I use no real "sub" woofer, I cut @ ~25 Hz.

-Amps: main amp is a Symphonic Line class A"Kraft" Stereo. For the lower freq (i.e. to ~80Hz) I use a stereo Vincent something or other 150/channel (cheapo) or an old Pass (expensive and on loan).
-No preamp: I use a transformer volume control (Stevens & Billington) and relay source switching.
-Phono (Riaa) is a big Clearaudio, can't remember what they call it.

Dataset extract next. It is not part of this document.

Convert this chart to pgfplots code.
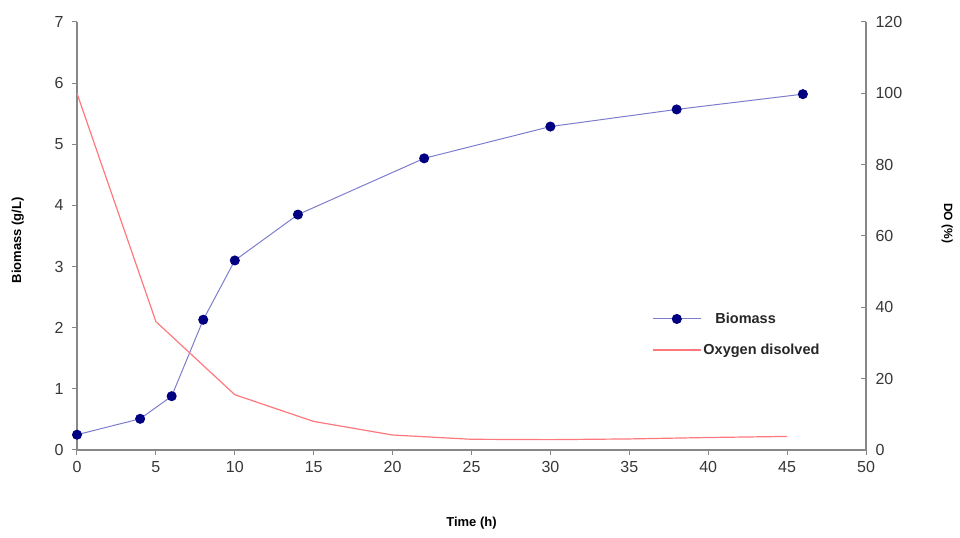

-Cdp: a Symphonic Line "Reference"
-Analogue: Simon Yorke TT/Pluto arm, Clearaudio Discovery and old Ortofon 3000 cartridges.
-Old analogue Nad tuner.
-Multiplayer: a Philips 963 modded
-Stands, bases, supports, wires, are all made by me. Alternative wires are Nordost "Valhalla" (spkr & IC) and a "Valkyrie" or s/thing, IC.
BTW, the room is reasonably sized @ ~45m2.
Cheers!
Larryi sez
(Having) heard Kharma speakers in two home systems (the result was) a strange combination of dry, antiseptic sound and dynamic lifelessness
Actually, my experience in a nutshell with all but the "Grand" with the diamond THiel & partner whistle on it. This one excelled: music for spectrum analysers.

I'm sure there's more to these spkrs than this. But the sound was uncannily like what Larryi notes above.